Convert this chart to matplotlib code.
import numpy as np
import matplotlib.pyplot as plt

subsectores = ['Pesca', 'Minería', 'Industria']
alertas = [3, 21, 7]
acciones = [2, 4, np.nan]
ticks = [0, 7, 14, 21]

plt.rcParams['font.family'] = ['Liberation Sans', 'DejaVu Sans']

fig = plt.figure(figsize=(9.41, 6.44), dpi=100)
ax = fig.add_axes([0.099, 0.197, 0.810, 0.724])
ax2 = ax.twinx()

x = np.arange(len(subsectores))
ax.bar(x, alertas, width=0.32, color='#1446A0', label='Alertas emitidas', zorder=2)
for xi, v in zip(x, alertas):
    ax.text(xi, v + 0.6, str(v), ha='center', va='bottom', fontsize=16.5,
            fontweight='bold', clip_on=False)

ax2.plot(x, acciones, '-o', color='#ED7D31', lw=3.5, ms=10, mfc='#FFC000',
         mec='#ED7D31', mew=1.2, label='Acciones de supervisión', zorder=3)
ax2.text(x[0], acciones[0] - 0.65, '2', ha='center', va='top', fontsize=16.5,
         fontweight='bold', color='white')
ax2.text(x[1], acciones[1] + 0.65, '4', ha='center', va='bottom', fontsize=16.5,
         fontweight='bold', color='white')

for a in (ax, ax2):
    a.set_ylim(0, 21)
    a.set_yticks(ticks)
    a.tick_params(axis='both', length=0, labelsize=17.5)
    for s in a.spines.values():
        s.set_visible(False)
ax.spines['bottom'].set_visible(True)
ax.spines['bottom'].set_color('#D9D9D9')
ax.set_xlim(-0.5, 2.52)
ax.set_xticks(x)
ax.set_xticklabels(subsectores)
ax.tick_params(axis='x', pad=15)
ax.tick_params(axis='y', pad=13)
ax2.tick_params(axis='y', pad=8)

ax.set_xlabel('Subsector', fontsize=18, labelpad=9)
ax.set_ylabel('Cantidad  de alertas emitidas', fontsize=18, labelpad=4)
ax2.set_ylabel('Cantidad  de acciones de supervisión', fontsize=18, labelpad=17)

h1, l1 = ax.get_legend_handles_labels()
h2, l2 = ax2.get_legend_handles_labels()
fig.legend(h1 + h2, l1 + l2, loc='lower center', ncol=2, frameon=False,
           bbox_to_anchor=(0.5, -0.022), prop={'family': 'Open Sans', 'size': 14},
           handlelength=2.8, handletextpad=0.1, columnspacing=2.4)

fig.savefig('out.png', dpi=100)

........

*Work to complete:* Each line of the listing above should be output exactly.

*Exercise answer:*
Convert this chart to matplotlib code.
import numpy as np
import matplotlib.pyplot as plt

subsectores = ['Pesca', 'Minería', 'Industria']
alertas = [3, 21, 7]
acciones = [2, 4, np.nan]
ticks = [0, 7, 14, 21]

plt.rcParams['font.family'] = ['Liberation Sans', 'DejaVu Sans']

fig = plt.figure(figsize=(9.41, 6.44), dpi=100)
ax = fig.add_axes([0.099, 0.197, 0.810, 0.724])
ax2 = ax.twinx()

x = np.arange(len(subsectores))
ax.bar(x, alertas, width=0.32, color='#1446A0', label='Alertas emitidas', zorder=2)
for xi, v in zip(x, alertas):
    ax.text(xi, v + 0.6, str(v), ha='center', va='bottom', fontsize=16.5,
            fontweight='bold', clip_on=False)

ax2.plot(x, acciones, '-o', color='#ED7D31', lw=3.5, ms=10, mfc='#FFC000',
         mec='#ED7D31', mew=1.2, label='Acciones de supervisión', zorder=3)
ax2.text(x[0], acciones[0] - 0.65, '2', ha='center', va='top', fontsize=16.5,
         fontweight='bold', color='white')
ax2.text(x[1], acciones[1] + 0.65, '4', ha='center', va='bottom', fontsize=16.5,
         fontweight='bold', color='white')

for a in (ax, ax2):
    a.set_ylim(0, 21)
    a.set_yticks(ticks)
    a.tick_params(axis='both', length=0, labelsize=17.5)
    for s in a.spines.values():
        s.set_visible(False)
ax.spines['bottom'].set_visible(True)
ax.spines['bottom'].set_color('#D9D9D9')
ax.set_xlim(-0.5, 2.52)
ax.set_xticks(x)
ax.set_xticklabels(subsectores)
ax.tick_params(axis='x', pad=15)
ax.tick_params(axis='y', pad=13)
ax2.tick_params(axis='y', pad=8)

ax.set_xlabel('Subsector', fontsize=18, labelpad=9)
ax.set_ylabel('Cantidad  de alertas emitidas', fontsize=18, labelpad=4)
ax2.set_ylabel('Cantidad  de acciones de supervisión', fontsize=18, labelpad=17)

h1, l1 = ax.get_legend_handles_labels()
h2, l2 = ax2.get_legend_handles_labels()
fig.legend(h1 + h2, l1 + l2, loc='lower center', ncol=2, frameon=False,
           bbox_to_anchor=(0.5, -0.022), prop={'family': 'Open Sans', 'size': 14},
           handlelength=2.8, handletextpad=0.1, columnspacing=2.4)

fig.savefig('out.png', dpi=100)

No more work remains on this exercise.